Hace unos días, en uno de esos ratos en los que mato el tiempo de espera, como muchos, dándole para abajo a la pantallita de mi teléfono, entre las actualizaciones del Facebook y las notificaciones de Instagram encontré un anuncio del Ayuntamiento de Puerto del Rosario en el que buscaba a una profesora de calado.
Podría parecer todo normal, en este momento de la historia en el que nos movemos estando conectadas a un dispositivo móvil casi 24 horas al día, que el Consistorio buscara a una profesora para uno de sus próximos talleres; no desentonaba en absoluto. Lo que a mí me llamó la atención es que fuera de calado. Y ahí es cuando me di de golpetazos con la realidad que estamos viviendo y que, tal vez, nuestros cerebros, o al menos el mío, no está o ha estado preparado para vivir todo este “avance” en tan poco tiempo.
Y lo pongo entre comillas porque cada vez me cuestiono más si esto es avance y progreso o tal vez estamos ya en un punto de desarrollo en el que nos hemos olvidado de casi todo lo importante.
Hace no tanto, el calado era algo que formaba parte de la mayoría de las casas y las ocupaciones diarias de las mujeres que habitaban esta y las otras islas. En todas las casas había un telar para calar. Tal vez sería mejor no generalizar, pero al menos en la mayoría de las casas que yo transitaba, las de mi familia y conocidos, había al menos uno. Y más de una mujer que habitaban aquellas casas sabía calar.

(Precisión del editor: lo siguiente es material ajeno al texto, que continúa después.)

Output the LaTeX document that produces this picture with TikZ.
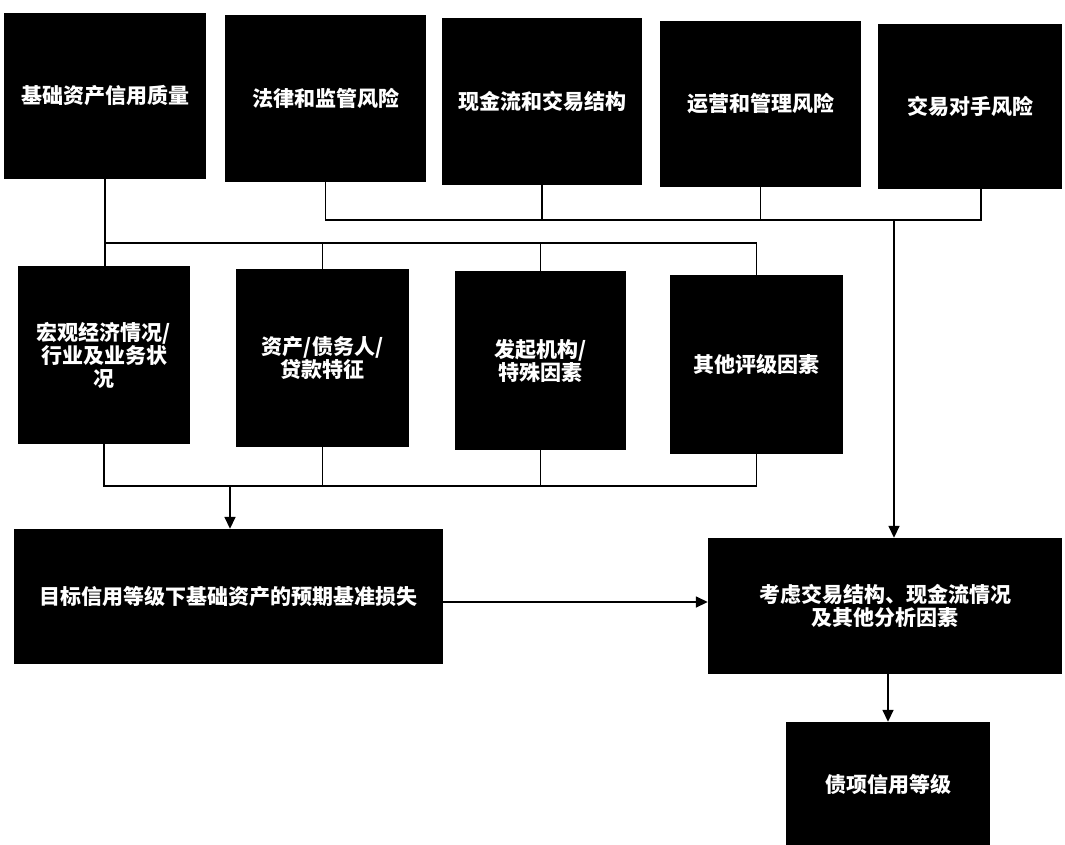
\documentclass[tikz,border=0pt]{standalone}
\usepackage{fontspec}
\newfontfamily\cjk{Noto Sans CJK SC}
\usetikzlibrary{arrows.meta}
\tikzset{
  box/.style={fill=black, draw=none, text=white, inner sep=0pt, align=center,
    font=\cjk\bfseries\fontsize{21}{23}\selectfont},
  link/.style={draw=black, line width=1.6pt},
  arr/.style={link, -{Triangle[length=12pt,width=11pt]}}
}
\begin{document}
\begin{tikzpicture}[x=1pt,y=-1pt]
\useasboundingbox (0,0) rectangle (1065,844);
% top row
\node[box, minimum width=202pt, minimum height=166pt] (b1) at (105,96) {基础资产信用质量};
\node[box, minimum width=201pt, minimum height=167pt] (b2) at (325.5,98.5) {法律和监管风险};
\node[box, minimum width=200pt, minimum height=167pt] (b3) at (542,101.5) {现金流和交易结构};
\node[box, minimum width=201pt, minimum height=166pt] (b4) at (760.5,104) {运营和管理风险};
\node[box, minimum width=184pt, minimum height=165pt] (b5) at (970,106.5) {交易对手风险};
% middle row
\node[box, minimum width=172pt, minimum height=178pt] (m1) at (104,355) {宏观经济情况/\\行业及业务状\\况};
\node[box, minimum width=173pt, minimum height=178pt] (m2) at (322.5,358) {资产/债务人/\\贷款特征};
\node[box, minimum width=171pt, minimum height=179pt] (m3) at (540.5,360.5) {发起机构/\\特殊因素};
\node[box, minimum width=173pt, minimum height=179pt] (m4) at (756.5,364.5) {其他评级因素};
% lower row
\node[box, minimum width=429pt, minimum height=135pt] (c1) at (228.5,596.5) {目标信用等级下基础资产的预期基准损失};
\node[box, minimum width=354pt, minimum height=136pt] (cf) at (885,606) {考虑交易结构、现金流情况\\及其他分析因素};
\node[box, minimum width=204pt, minimum height=124pt] (f) at (888,784) {债项信用等级};
% junction coordinates
\coordinate (h1) at (0,220);
\coordinate (h2) at (0,243);
\coordinate (h3) at (0,486);
\coordinate (t5) at (981,220);
\coordinate (v1) at (894,220);
\coordinate (v3) at (230,486);
\coordinate (ha) at (0,602);
% connectors: top row to CF
\draw[link] (b2.south) -- (b2.south |- h1) -- (t5) -- (t5 |- b5.south);
\draw[link] (b3.south) -- (b3.south |- h1);
\draw[link] (b4.south) -- (b4.south |- h1);
\draw[arr] (v1) -- (v1 |- cf.north);
% connectors: B1 to middle row
\draw[link] (b1.south) -- (b1.south |- m1.north);
\draw[link] (b1.south |- h2) -- (m4.north |- h2) -- (m4.north);
\draw[link] (m2.north |- h2) -- (m2.north);
\draw[link] (m3.north |- h2) -- (m3.north);
% connectors: middle row to C1
\draw[link] (m1.south) -- (m1.south |- h3) -- (m4.south |- h3) -- (m4.south);
\draw[link] (m2.south) -- (m2.south |- h3);
\draw[link] (m3.south) -- (m3.south |- h3);
\draw[arr] (v3) -- (v3 |- c1.north);
% C1 to CF, CF to F
\draw[arr] (c1.east |- ha) -- (cf.west |- ha);
\draw[arr] (f.north |- cf.south) -- (f.north);
\end{tikzpicture}
\end{document}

Sé que más de una familia subsistía gracias a lo mucho y bien que calaban las mujeres. Aquí en Puerto, recuerdo a “María la de los calaos”, y no solo la recuerdo porque era familia nuestra, sino porque era muy conocida en todo el municipio. En su tienda podías comprar los calados que ella le compraba, a su vez, a las caladoras que se dedicaban a ello para la venta. Desde pañuelos a tapetes, de caminos de mesas a manteles.
Tremendas obras de artesanía que llevaban muchas horas de dedicación, muchos ovillos de hilo y no te quiero contar cuántos nudos hechos con tantísima atención.
Cuando le he preguntado a mi madre quién la enseñó a ella a calar, siempre obtengo la misma respuesta, acompañada con su cara de estupefacción ante mi pregunta: nadie, se aprende mirando.
Y ahí es donde encuentro el gran problema hoy. Aquellas mujeres que ganaban dinero calando, con tantísima dedicación y trabajo, ya no están. Las que vinieron después encontraron otras formas de traer dinero a la mesa, como ir a la zafra del tomate y más tarde cogiendo la fregona en un montón de complejos turísticos, que le salieron a la Isla como setas, casi de la misma manera indiscriminada y sin control como ahora lo hacen los parques fotovoltaicos. Y siempre al amparo de la palabra “avance” o “progreso”. ¿Ven ahora por qué me está gustando tan poco el significado que están tomando estas palabras?
Después le tocó a otra generación seguir trayendo dinero y lo hicimos yendo a la Universidad y luego desarrollándonos en profesiones de diferentes responsabilidades, pero lo que es seguro es que son mucho menos cansadas. Ni estamos al sol, ni nos supone un esfuerzo físico como el de las anteriores. Y así, nos quedamos sin telares montados en las casas y sin mujeres que calaran.
Ahora, que algunas empezamos peinar canas y a entender ciertas cosas que hasta ahora no le dimos importancia, ya no tenemos en quien fijarnos para aprender a calar. Y ya no es que dé pena, a mí personalmente lo que me da es mucha angustia.
No podemos permitir que se pierda nuestra raíz. Lo que hicieron nuestras abuelas con las manos es uno de nuestros mayores tesoros; volvamos a hacer grupo y a reunirnos para calar.